Problem to solve:
Take the material below and retype it in full; pictures are left out.

Supplied information:

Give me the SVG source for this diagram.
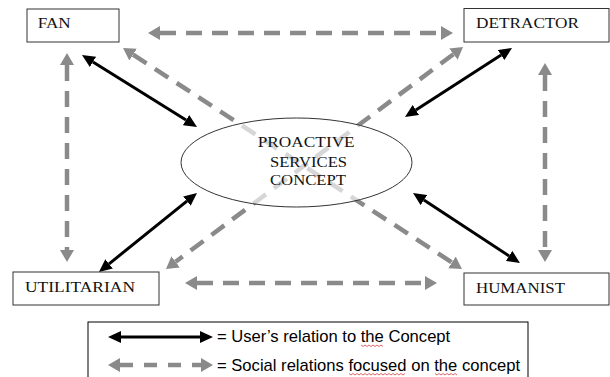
<svg xmlns="http://www.w3.org/2000/svg" width="610" height="377" viewBox="0 0 610 377">
  <style>
    .box { fill: #ffffff; stroke: #333333; stroke-width: 1; }
    .lbl { font-family: "Liberation Serif", "Times New Roman", serif; font-size: 14px; fill: #111111; }
    .black { stroke: #000000; stroke-width: 3; fill: none; marker-start: url(#bh); marker-end: url(#bh); }
    .gray { stroke: #8a8a8a; stroke-width: 4.5; fill: none; stroke-dasharray: 16 10; marker-start: url(#gh); marker-end: url(#gh); }
    .leg { font-family: "Liberation Sans", Arial, sans-serif; font-size: 16.6px; fill: #000000; }
    .squig { stroke: #d04040; stroke-width: 0.8; fill: none; }
  </style>
  <defs>
    <marker id="bh" markerUnits="userSpaceOnUse" viewBox="0 0 13 12" markerWidth="13" markerHeight="12" refX="0" refY="6" orient="auto-start-reverse">
      <path d="M0,0 L13,6 L0,12 z" fill="#000000"/>
    </marker>
    <marker id="gh" markerUnits="userSpaceOnUse" viewBox="0 0 12 14" markerWidth="12" markerHeight="14" refX="0" refY="7" orient="auto-start-reverse">
      <path d="M0,0 L12,7 L0,14 z" fill="#8a8a8a"/>
    </marker>
  </defs>
  <rect width="610" height="377" fill="#ffffff"/>

  <g id="connectors">
    <line class="gray" x1="160" y1="33" x2="441" y2="33"/>
    <line class="gray" x1="197" y1="283" x2="425" y2="283"/>
    <line class="gray" x1="67" y1="65" x2="67" y2="250"/>
    <line class="gray" x1="545" y1="75" x2="545" y2="250"/>
    <line class="gray" x1="133.1" y1="54.6" x2="451.9" y2="262.4"/>
    <line class="gray" x1="453.4" y1="54.2" x2="175.6" y2="261.8"/>
    <line class="black" x1="93" y1="61.9" x2="186" y2="120.1"/>
    <line class="black" x1="501.1" y1="55" x2="415.9" y2="110"/>
    <line class="black" x1="186.9" y1="201.2" x2="109.1" y2="263.8"/>
    <line class="black" x1="423.9" y1="200.1" x2="509.1" y2="255.9"/>
  </g>

  <g id="concept">
    <ellipse cx="296.5" cy="162.5" rx="115.5" ry="44.5" fill="#ffffff" fill-opacity="0.65" stroke="#333333" stroke-width="1"/>
    <text class="lbl" x="257.7" y="147.3" textLength="97" lengthAdjust="spacingAndGlyphs">PROACTIVE</text>
    <text class="lbl" x="270" y="166.7" textLength="77" lengthAdjust="spacingAndGlyphs">SERVICES</text>
    <text class="lbl" x="270" y="185" textLength="76" lengthAdjust="spacingAndGlyphs">CONCEPT</text>
  </g>

  <g id="fan">
    <rect class="box" x="27" y="9" width="92" height="33"/>
    <text class="lbl" x="37.7" y="28.3" textLength="33" lengthAdjust="spacingAndGlyphs">FAN</text>
  </g>
  <g id="detractor">
    <rect class="box" x="464" y="8.5" width="145" height="33.5"/>
    <text class="lbl" x="476" y="28.3" textLength="103" lengthAdjust="spacingAndGlyphs">DETRACTOR</text>
  </g>
  <g id="utilitarian">
    <rect class="box" x="13" y="272" width="146" height="33"/>
    <text class="lbl" x="25" y="292" textLength="110" lengthAdjust="spacingAndGlyphs">UTILITARIAN</text>
  </g>
  <g id="humanist">
    <rect class="box" x="464" y="273" width="145" height="32"/>
    <text class="lbl" x="476" y="293" textLength="89" lengthAdjust="spacingAndGlyphs">HUMANIST</text>
  </g>

  <g id="legend">
    <rect x="88" y="322" width="440" height="62" fill="#ffffff" stroke="#000000" stroke-width="1"/>
    <line class="black" x1="121" y1="337" x2="200" y2="337"/>
    <line class="gray" x1="120" y1="365" x2="201" y2="365" style="stroke-dasharray: 13 11"/>
    <text class="leg" x="217" y="342">= User’s relation to the Concept</text>
    <text class="leg" x="217" y="370.5">= Social relations focused on the concept</text>
    <path class="squig" d="M361,345 l2,1.5 l2,-1.5 l2,1.5 l2,-1.5 l2,1.5 l2,-1.5 l2,1.5 l2,-1.5 l2,1.5 l2,-1.5 l2,1.5"/>
    <path class="squig" d="M349,373.5 l2,1.5 l2,-1.5 l2,1.5 l2,-1.5 l2,1.5 l2,-1.5 l2,1.5 l2,-1.5 l2,1.5 l2,-1.5 l2,1.5 l2,-1.5 l2,1.5 l2,-1.5 l2,1.5 l2,-1.5 l2,1.5 l2,-1.5 l2,1.5 l2,-1.5 l2,1.5 l2,-1.5 l2,1.5 l2,-1.5 l2,1.5 l2,-1.5 l2,1.5 l2,-1.5"/>
    <path class="squig" d="M435,373.5 l2,1.5 l2,-1.5 l2,1.5 l2,-1.5 l2,1.5 l2,-1.5 l2,1.5 l2,-1.5 l2,1.5 l2,-1.5 l2,1.5"/>
  </g>
</svg>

Task response:
Give me the SVG source for this diagram.
<svg xmlns="http://www.w3.org/2000/svg" width="610" height="377" viewBox="0 0 610 377">
  <style>
    .box { fill: #ffffff; stroke: #333333; stroke-width: 1; }
    .lbl { font-family: "Liberation Serif", "Times New Roman", serif; font-size: 14px; fill: #111111; }
    .black { stroke: #000000; stroke-width: 3; fill: none; marker-start: url(#bh); marker-end: url(#bh); }
    .gray { stroke: #8a8a8a; stroke-width: 4.5; fill: none; stroke-dasharray: 16 10; marker-start: url(#gh); marker-end: url(#gh); }
    .leg { font-family: "Liberation Sans", Arial, sans-serif; font-size: 16.6px; fill: #000000; }
    .squig { stroke: #d04040; stroke-width: 0.8; fill: none; }
  </style>
  <defs>
    <marker id="bh" markerUnits="userSpaceOnUse" viewBox="0 0 13 12" markerWidth="13" markerHeight="12" refX="0" refY="6" orient="auto-start-reverse">
      <path d="M0,0 L13,6 L0,12 z" fill="#000000"/>
    </marker>
    <marker id="gh" markerUnits="userSpaceOnUse" viewBox="0 0 12 14" markerWidth="12" markerHeight="14" refX="0" refY="7" orient="auto-start-reverse">
      <path d="M0,0 L12,7 L0,14 z" fill="#8a8a8a"/>
    </marker>
  </defs>
  <rect width="610" height="377" fill="#ffffff"/>

  <g id="connectors">
    <line class="gray" x1="160" y1="33" x2="441" y2="33"/>
    <line class="gray" x1="197" y1="283" x2="425" y2="283"/>
    <line class="gray" x1="67" y1="65" x2="67" y2="250"/>
    <line class="gray" x1="545" y1="75" x2="545" y2="250"/>
    <line class="gray" x1="133.1" y1="54.6" x2="451.9" y2="262.4"/>
    <line class="gray" x1="453.4" y1="54.2" x2="175.6" y2="261.8"/>
    <line class="black" x1="93" y1="61.9" x2="186" y2="120.1"/>
    <line class="black" x1="501.1" y1="55" x2="415.9" y2="110"/>
    <line class="black" x1="186.9" y1="201.2" x2="109.1" y2="263.8"/>
    <line class="black" x1="423.9" y1="200.1" x2="509.1" y2="255.9"/>
  </g>

  <g id="concept">
    <ellipse cx="296.5" cy="162.5" rx="115.5" ry="44.5" fill="#ffffff" fill-opacity="0.65" stroke="#333333" stroke-width="1"/>
    <text class="lbl" x="257.7" y="147.3" textLength="97" lengthAdjust="spacingAndGlyphs">PROACTIVE</text>
    <text class="lbl" x="270" y="166.7" textLength="77" lengthAdjust="spacingAndGlyphs">SERVICES</text>
    <text class="lbl" x="270" y="185" textLength="76" lengthAdjust="spacingAndGlyphs">CONCEPT</text>
  </g>

  <g id="fan">
    <rect class="box" x="27" y="9" width="92" height="33"/>
    <text class="lbl" x="37.7" y="28.3" textLength="33" lengthAdjust="spacingAndGlyphs">FAN</text>
  </g>
  <g id="detractor">
    <rect class="box" x="464" y="8.5" width="145" height="33.5"/>
    <text class="lbl" x="476" y="28.3" textLength="103" lengthAdjust="spacingAndGlyphs">DETRACTOR</text>
  </g>
  <g id="utilitarian">
    <rect class="box" x="13" y="272" width="146" height="33"/>
    <text class="lbl" x="25" y="292" textLength="110" lengthAdjust="spacingAndGlyphs">UTILITARIAN</text>
  </g>
  <g id="humanist">
    <rect class="box" x="464" y="273" width="145" height="32"/>
    <text class="lbl" x="476" y="293" textLength="89" lengthAdjust="spacingAndGlyphs">HUMANIST</text>
  </g>

  <g id="legend">
    <rect x="88" y="322" width="440" height="62" fill="#ffffff" stroke="#000000" stroke-width="1"/>
    <line class="black" x1="121" y1="337" x2="200" y2="337"/>
    <line class="gray" x1="120" y1="365" x2="201" y2="365" style="stroke-dasharray: 13 11"/>
    <text class="leg" x="217" y="342">= User’s relation to the Concept</text>
    <text class="leg" x="217" y="370.5">= Social relations focused on the concept</text>
    <path class="squig" d="M361,345 l2,1.5 l2,-1.5 l2,1.5 l2,-1.5 l2,1.5 l2,-1.5 l2,1.5 l2,-1.5 l2,1.5 l2,-1.5 l2,1.5"/>
    <path class="squig" d="M349,373.5 l2,1.5 l2,-1.5 l2,1.5 l2,-1.5 l2,1.5 l2,-1.5 l2,1.5 l2,-1.5 l2,1.5 l2,-1.5 l2,1.5 l2,-1.5 l2,1.5 l2,-1.5 l2,1.5 l2,-1.5 l2,1.5 l2,-1.5 l2,1.5 l2,-1.5 l2,1.5 l2,-1.5 l2,1.5 l2,-1.5 l2,1.5 l2,-1.5 l2,1.5 l2,-1.5"/>
    <path class="squig" d="M435,373.5 l2,1.5 l2,-1.5 l2,1.5 l2,-1.5 l2,1.5 l2,-1.5 l2,1.5 l2,-1.5 l2,1.5 l2,-1.5 l2,1.5"/>
  </g>
</svg>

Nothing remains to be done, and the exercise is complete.